Personal information
- Born: 2 September 1980 (age 45)
- Original team: Kerang Rovers / Oakleigh Chargers
- Debut: Round 17, 29 July 2001, Carlton vs. Hawthorn, at M.C.G.
- Height: 192 cm (6 ft 4 in)
- Weight: 98 kg (216 lb)

Playing career^{1}
- Years: Club / Games (Goals)
- 2001–2006: Carlton / 65 (14)
- ^{1} Playing statistics correct to the end of 2006.

Career highlights
- Carlton Pre-season premiership side 2005.;

= Ian Prendergast =

Australian rules footballer (born 1980)

Ian Prendergast (born 2 September 1980) is an Australian rules footballer who played senior professional football with the Carlton Football Club in the Australian Football League, and formally served as the club's Chief Commercial Officer and General Counsel. He currently is a co-owner of Sports Advisory Partners Australia (SAPA).

==Playing career==
Prendergast was recruited as the number 58 draft pick in the 1998 AFL draft from the Kerang Rovers. He was elevated to the Carlton Football Club Senior list in 2001 and made his debut in Round 17, 2001 against Hawthorn.

Prendergast earned semi-regular selection throughout his career at Carlton, typically playing about half of the season with Carlton and half with Northern Bullants. 2004 was his strongest season for selection, playing the first seventeen games of the year.
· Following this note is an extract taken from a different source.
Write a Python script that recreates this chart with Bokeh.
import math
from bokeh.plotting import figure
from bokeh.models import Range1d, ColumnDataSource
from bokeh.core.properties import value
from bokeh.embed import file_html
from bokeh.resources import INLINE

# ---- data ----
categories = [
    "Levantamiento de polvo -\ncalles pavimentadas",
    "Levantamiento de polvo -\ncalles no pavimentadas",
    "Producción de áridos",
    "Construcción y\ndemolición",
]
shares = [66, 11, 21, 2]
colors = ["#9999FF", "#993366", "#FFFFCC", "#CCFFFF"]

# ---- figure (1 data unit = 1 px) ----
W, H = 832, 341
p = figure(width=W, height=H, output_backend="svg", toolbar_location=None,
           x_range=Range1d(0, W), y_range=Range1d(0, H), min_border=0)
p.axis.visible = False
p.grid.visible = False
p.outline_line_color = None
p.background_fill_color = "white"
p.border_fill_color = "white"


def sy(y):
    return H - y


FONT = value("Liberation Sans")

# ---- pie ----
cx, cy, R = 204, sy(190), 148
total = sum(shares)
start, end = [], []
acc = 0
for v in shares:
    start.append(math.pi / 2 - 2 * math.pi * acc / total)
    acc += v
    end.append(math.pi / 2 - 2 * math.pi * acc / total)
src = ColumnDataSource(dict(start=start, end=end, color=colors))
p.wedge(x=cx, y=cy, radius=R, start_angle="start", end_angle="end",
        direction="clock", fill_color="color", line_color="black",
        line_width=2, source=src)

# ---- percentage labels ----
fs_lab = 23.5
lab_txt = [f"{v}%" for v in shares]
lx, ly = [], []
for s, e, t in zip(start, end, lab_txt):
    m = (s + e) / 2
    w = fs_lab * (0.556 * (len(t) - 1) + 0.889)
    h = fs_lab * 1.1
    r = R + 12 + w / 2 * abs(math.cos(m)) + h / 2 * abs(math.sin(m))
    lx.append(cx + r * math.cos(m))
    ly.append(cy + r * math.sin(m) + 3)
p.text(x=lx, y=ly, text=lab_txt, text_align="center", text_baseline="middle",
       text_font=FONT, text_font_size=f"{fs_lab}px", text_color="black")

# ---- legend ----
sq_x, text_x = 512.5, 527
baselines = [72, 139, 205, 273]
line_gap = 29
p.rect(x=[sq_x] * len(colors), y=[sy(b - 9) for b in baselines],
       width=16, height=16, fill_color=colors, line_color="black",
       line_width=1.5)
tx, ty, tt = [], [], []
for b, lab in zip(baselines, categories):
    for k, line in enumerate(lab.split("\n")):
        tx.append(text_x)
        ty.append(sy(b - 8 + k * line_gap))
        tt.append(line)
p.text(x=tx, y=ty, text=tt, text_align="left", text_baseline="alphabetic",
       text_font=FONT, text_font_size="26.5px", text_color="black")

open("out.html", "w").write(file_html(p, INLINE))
The 2005 season saw Prendergast play just 13 games but there was an early high as he was part of the club's preseason premiership win over West Coast. Perhaps his most memorable moment in a Carlton guernsey came in this game as he booted a nine-point super goal in the final quarter to effectively seal the win for the Blues. They ran out 27-point winners.
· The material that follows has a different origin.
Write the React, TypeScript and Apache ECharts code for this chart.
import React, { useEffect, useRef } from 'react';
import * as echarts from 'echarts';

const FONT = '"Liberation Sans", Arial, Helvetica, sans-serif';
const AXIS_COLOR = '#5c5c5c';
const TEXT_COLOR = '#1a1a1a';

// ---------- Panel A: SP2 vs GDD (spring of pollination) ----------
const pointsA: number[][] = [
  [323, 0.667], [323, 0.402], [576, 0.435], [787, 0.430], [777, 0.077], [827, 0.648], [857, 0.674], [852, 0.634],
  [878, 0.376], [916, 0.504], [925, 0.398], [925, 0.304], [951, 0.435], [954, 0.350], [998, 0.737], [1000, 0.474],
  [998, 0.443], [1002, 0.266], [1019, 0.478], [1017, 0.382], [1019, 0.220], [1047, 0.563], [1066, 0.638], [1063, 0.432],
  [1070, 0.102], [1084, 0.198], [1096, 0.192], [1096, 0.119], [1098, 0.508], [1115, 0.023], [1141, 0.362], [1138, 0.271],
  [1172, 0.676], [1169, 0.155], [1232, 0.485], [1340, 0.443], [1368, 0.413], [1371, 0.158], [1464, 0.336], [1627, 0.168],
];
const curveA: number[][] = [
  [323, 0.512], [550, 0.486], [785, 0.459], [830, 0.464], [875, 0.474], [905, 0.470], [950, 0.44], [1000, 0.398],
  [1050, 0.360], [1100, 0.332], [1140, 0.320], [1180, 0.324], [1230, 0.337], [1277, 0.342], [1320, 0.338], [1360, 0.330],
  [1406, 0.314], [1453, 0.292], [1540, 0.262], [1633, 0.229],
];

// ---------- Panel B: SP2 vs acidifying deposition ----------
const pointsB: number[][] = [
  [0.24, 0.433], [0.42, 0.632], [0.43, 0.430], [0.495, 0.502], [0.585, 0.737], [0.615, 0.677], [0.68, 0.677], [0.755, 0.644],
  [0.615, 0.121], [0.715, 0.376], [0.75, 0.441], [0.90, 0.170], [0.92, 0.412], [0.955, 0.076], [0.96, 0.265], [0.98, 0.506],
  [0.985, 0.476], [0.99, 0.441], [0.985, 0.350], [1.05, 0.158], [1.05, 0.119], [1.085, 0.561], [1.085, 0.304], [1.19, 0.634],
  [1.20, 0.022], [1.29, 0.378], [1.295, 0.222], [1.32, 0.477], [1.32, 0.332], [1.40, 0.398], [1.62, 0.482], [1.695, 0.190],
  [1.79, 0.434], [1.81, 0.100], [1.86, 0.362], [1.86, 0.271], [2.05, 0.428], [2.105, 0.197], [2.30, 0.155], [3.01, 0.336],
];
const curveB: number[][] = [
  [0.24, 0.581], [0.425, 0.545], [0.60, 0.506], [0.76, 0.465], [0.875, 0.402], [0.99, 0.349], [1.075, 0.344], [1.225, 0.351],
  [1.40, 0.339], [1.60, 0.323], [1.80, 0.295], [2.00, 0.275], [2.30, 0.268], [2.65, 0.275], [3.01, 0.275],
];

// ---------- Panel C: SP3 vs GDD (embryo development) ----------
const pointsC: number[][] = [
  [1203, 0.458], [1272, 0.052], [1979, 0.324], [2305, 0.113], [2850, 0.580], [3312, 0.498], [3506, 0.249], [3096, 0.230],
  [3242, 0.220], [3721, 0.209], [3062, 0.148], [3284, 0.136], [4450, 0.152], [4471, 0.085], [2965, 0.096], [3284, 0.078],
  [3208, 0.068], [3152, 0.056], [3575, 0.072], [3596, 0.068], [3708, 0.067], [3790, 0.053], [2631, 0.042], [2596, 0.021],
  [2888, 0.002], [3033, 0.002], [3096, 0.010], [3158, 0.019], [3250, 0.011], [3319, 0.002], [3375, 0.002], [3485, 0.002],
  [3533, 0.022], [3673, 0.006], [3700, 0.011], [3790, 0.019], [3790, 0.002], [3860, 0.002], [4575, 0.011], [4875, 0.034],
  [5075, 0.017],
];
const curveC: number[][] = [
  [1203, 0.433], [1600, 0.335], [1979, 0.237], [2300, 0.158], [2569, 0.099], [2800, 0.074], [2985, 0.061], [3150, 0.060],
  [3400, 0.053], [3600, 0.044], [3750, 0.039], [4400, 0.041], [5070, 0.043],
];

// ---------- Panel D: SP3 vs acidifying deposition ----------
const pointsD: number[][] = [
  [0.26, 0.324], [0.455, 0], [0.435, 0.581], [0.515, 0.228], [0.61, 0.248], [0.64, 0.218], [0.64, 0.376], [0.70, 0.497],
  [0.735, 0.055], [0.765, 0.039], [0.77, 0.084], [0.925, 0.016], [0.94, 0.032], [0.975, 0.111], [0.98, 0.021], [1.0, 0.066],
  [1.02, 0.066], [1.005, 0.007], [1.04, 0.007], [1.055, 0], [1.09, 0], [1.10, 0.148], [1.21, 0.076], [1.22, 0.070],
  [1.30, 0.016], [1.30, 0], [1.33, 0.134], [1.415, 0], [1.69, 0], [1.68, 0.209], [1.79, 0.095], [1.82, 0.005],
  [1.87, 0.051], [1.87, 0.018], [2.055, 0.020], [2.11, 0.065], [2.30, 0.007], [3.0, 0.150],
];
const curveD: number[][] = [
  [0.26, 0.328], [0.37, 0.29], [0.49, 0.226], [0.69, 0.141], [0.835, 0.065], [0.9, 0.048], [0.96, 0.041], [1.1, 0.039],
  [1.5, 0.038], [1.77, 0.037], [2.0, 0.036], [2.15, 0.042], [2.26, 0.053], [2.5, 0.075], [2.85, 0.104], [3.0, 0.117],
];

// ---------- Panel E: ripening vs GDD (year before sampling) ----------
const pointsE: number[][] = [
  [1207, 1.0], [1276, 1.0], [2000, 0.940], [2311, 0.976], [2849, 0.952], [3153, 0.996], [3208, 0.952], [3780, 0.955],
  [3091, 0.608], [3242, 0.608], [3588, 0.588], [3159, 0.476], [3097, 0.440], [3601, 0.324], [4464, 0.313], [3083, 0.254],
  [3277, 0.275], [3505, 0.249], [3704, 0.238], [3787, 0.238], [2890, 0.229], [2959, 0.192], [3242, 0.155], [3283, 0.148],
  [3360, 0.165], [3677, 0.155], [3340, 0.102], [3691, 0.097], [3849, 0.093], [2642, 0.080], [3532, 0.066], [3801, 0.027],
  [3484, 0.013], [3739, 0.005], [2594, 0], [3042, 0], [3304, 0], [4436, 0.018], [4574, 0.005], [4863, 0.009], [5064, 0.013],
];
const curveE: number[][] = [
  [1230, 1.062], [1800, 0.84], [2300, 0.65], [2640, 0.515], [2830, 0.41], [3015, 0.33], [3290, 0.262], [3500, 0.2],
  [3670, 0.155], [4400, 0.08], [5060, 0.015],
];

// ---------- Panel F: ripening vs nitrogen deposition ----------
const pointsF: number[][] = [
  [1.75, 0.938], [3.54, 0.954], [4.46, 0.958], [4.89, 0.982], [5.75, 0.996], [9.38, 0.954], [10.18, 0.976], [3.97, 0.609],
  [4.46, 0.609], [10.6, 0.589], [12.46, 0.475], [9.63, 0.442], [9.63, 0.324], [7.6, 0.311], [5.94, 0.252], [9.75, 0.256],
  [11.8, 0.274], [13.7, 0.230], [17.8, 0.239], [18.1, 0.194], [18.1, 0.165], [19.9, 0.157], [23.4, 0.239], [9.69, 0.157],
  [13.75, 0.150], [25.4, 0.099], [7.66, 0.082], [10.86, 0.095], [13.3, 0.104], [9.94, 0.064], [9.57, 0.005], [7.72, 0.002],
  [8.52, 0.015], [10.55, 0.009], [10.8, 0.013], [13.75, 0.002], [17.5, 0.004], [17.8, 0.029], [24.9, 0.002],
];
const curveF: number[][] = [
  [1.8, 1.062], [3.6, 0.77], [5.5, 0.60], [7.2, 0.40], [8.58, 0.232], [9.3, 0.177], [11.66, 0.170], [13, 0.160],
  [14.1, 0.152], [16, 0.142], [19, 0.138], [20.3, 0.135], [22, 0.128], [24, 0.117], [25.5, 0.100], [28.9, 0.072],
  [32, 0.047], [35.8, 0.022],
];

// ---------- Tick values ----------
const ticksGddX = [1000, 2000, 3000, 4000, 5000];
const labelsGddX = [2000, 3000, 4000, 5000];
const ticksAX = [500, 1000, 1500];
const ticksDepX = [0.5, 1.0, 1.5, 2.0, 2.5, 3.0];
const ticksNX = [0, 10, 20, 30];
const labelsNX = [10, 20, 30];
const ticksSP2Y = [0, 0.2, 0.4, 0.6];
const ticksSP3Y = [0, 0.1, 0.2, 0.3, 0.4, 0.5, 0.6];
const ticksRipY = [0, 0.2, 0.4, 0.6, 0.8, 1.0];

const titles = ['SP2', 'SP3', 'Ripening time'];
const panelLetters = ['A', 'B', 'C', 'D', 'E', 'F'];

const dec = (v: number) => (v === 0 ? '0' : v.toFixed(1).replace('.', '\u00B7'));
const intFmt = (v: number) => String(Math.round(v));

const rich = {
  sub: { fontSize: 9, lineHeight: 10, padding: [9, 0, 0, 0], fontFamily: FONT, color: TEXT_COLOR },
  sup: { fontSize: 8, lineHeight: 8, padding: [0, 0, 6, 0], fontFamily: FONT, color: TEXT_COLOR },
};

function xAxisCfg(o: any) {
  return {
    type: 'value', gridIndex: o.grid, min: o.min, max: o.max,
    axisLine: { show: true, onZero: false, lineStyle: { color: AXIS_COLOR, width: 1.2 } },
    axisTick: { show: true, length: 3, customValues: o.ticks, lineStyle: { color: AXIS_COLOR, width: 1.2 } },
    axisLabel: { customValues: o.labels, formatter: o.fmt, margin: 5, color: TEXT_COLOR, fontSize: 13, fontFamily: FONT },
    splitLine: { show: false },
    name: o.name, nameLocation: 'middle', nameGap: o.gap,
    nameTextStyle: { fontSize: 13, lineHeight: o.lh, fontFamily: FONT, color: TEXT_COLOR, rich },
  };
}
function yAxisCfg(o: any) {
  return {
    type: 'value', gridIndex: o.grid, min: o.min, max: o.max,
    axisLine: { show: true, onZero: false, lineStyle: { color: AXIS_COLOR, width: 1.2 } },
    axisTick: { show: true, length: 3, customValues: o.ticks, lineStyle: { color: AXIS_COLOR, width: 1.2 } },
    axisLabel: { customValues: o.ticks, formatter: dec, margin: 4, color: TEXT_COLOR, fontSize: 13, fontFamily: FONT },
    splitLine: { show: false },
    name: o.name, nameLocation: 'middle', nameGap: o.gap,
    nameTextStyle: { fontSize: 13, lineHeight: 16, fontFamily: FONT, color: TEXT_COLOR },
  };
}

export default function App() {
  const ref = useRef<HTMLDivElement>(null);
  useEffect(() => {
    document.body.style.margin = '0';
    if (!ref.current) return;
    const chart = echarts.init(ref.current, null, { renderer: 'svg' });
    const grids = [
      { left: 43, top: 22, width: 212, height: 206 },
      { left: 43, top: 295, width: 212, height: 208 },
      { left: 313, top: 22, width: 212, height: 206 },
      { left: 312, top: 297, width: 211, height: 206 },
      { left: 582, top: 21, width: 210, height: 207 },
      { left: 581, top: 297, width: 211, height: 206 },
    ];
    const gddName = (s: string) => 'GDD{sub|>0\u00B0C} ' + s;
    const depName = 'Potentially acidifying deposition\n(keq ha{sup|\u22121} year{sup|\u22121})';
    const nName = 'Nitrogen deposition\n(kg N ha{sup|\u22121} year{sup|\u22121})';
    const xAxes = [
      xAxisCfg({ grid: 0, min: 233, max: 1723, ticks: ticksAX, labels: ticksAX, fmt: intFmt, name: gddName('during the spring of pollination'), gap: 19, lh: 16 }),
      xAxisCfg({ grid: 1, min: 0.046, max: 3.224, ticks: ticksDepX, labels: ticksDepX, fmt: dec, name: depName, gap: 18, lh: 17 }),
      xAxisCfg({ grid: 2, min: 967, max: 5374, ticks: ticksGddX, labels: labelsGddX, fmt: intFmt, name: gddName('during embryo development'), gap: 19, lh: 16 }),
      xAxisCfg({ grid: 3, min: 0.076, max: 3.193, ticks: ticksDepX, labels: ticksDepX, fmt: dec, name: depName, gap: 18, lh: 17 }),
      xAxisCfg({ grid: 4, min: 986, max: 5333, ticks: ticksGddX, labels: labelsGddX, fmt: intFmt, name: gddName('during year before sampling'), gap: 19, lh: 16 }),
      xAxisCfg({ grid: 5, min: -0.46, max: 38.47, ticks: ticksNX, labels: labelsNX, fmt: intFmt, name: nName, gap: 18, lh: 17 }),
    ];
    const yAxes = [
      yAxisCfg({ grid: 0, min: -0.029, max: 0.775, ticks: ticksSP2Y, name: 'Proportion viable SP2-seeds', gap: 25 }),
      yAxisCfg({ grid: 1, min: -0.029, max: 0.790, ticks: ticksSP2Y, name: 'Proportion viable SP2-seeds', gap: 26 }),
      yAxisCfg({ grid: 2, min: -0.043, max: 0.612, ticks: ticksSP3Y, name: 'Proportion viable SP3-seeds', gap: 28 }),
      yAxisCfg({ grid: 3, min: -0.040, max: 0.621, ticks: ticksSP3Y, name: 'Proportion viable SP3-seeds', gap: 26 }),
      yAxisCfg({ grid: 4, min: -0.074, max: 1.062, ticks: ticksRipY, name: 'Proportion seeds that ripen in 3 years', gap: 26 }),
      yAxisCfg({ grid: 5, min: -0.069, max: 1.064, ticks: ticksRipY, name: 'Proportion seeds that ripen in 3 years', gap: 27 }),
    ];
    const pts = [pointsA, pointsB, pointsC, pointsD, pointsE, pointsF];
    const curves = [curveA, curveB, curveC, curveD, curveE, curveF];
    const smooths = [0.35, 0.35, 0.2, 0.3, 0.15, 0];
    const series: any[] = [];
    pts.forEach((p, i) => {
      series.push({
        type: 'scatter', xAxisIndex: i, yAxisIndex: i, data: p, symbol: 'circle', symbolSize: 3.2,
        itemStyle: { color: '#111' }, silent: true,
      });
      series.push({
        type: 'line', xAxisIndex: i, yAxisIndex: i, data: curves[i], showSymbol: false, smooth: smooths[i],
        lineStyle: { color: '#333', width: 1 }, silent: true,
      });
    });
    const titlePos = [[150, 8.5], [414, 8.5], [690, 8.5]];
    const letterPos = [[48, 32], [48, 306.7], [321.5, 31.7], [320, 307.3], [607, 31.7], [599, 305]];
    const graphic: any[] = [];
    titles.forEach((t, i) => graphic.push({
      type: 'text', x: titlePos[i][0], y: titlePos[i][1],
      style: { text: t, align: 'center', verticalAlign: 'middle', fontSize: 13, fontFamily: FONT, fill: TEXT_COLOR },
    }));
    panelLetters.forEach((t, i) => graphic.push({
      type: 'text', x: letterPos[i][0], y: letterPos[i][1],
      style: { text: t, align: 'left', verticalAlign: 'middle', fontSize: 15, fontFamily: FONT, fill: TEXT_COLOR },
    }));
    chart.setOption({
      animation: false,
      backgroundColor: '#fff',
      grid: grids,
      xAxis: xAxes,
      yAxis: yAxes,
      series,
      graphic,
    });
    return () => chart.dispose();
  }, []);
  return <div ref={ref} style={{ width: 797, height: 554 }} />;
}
Prendergast played only three games for Carlton in 2006, partly because the club was adopting a youth policy. He spent most of the year as one of the Northern Bullants' best players. He was delisted by Carlton at the end of 2006.
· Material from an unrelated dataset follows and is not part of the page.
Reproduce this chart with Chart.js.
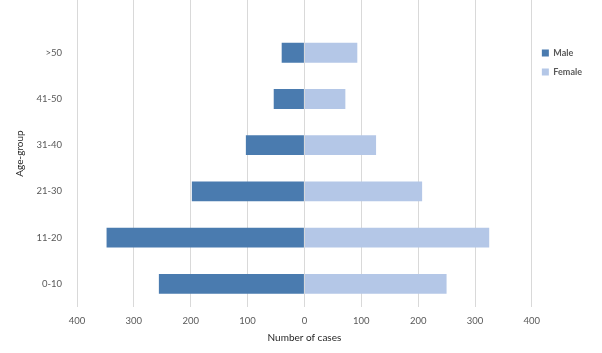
<!DOCTYPE html>
<html>
<head>
<meta charset="utf-8">
<script src="https://cdn.jsdelivr.net/npm/chart.js@4"></script>
<style>
  html, body { margin: 0; padding: 0; background: #fff; }
  #wrap { width: 602px; height: 353px; }
</style>
</head>
<body>
<div id="wrap"><canvas id="pyramid"></canvas></div>
<script>
// age groups, bottom to top
const ageGroups = ['0-10', '11-20', '21-30', '31-40', '41-50', '>50'];
const male = [256, 348, 198, 103, 54, 40];
const female = [250, 325, 207, 126, 72, 93];
const xTicks = [-400, -300, -200, -100, 0, 100, 200, 300, 400];

const textColor = '#595959';
const fontFamily = 'Lato, "Liberation Sans", sans-serif';

const ctx = document.getElementById('pyramid').getContext('2d');
new Chart(ctx, {
  type: 'bar',
  data: {
    datasets: [
      {
        label: 'Male',
        data: male.map((v, i) => ({ x: -v, y: i })),
        backgroundColor: '#4A7BAF',
        barPercentage: 0.43,
        categoryPercentage: 1
      },
      {
        label: 'Female',
        data: female.map((v, i) => ({ x: v, y: i })),
        backgroundColor: '#B4C7E7',
        barPercentage: 0.43,
        categoryPercentage: 1
      }
    ]
  },
  options: {
    indexAxis: 'y',
    responsive: true,
    maintainAspectRatio: false,
    animation: false,
    layout: { padding: { top: 0, right: 10, bottom: 0, left: 0 } },
    plugins: {
      tooltip: { enabled: false },
      legend: {
        position: 'right',
        align: 'start',
        title: { display: true, text: ' ', padding: { top: 24, bottom: 0 } },
        labels: {
          boxWidth: 7,
          boxHeight: 7,
          padding: 10,
          color: textColor,
          font: { family: fontFamily, size: 9, weight: 'bold' }
        }
      }
    },
    scales: {
      x: {
        stacked: true,
        min: -400,
        max: 400,
        afterBuildTicks: (scale) => { scale.ticks = xTicks.map(v => ({ value: v })); },
        grid: { color: '#D9D9D9', drawTicks: false },
        border: { display: false },
        ticks: {
          color: textColor,
          padding: 8,
          font: { family: fontFamily, size: 9.5 },
          callback: (v) => Math.abs(v)
        },
        title: {
          display: true,
          text: 'Number of cases',
          color: '#262626',
          padding: { top: 4, bottom: 9 },
          font: { family: fontFamily, size: 10 }
        },
        afterFit: (scale) => { scale.height = 46; }
      },
      y: {
        type: 'linear',
        stacked: true,
        offset: false,
        min: -0.5,
        max: 6.14,
        afterBuildTicks: (scale) => { scale.ticks = ageGroups.map((_, i) => ({ value: i })); },
        grid: { display: false },
        border: { display: false },
        ticks: {
          color: textColor,
          padding: 7,
          font: { family: fontFamily, size: 9.5 },
          callback: (v) => ageGroups[v]
        },
        title: {
          display: true,
          text: 'Age-group',
          color: '#262626',
          padding: { top: 14, bottom: 0 },
          font: { family: fontFamily, size: 10 }
        },
        afterFit: (scale) => { scale.width = 77; scale.paddingTop = 0; }
      }
    }
  }
});
</script>
</body>
</html>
After being delisted, Prendergast moved to South Australia, where he played for the South Adelaide in the SANFL in 2007 and 2008. He moved back to Melbourne in 2009, and played with the Balwyn Football Club in the Eastern Football League until 2011; he also served as assistant coach in 2011. In 2012, he was a playing assistant coach with the University Blues in the Victorian Amateur Football Association.

==Professional career==
Prendergast studied a Bachelor of Laws at Monash University during his AFL career. Since the end of his AFL playing career, he has worked as a lawyer, both in Adelaide and in Melbourne.

Throughout his playing and non-playing career, he has been heavily involved in football workplace relations. He served as Carlton's AFL Players Association delegate from 2004 until 2006 (after serving as alternate for the two previous years). While playing in the SANFL in 2007 and 2008, Prendergast served as the CEO of the SANFL Players' Association. From 2010 until 2015, he served as the General Manager of Player Relations in the AFLPA, also serving as interim chief executive for a period in 2014. From 2015 to 2020, he was chief executive of the Rugby League Players Association. Since 2020, he has been Chief Commercial Officer and General Counsel of the Carlton Football Club.

==Personal life==
Prendergast is the elder brother to Australian Netball Diamonds and NSW Swifts defender Julie Corletto née Prendergast.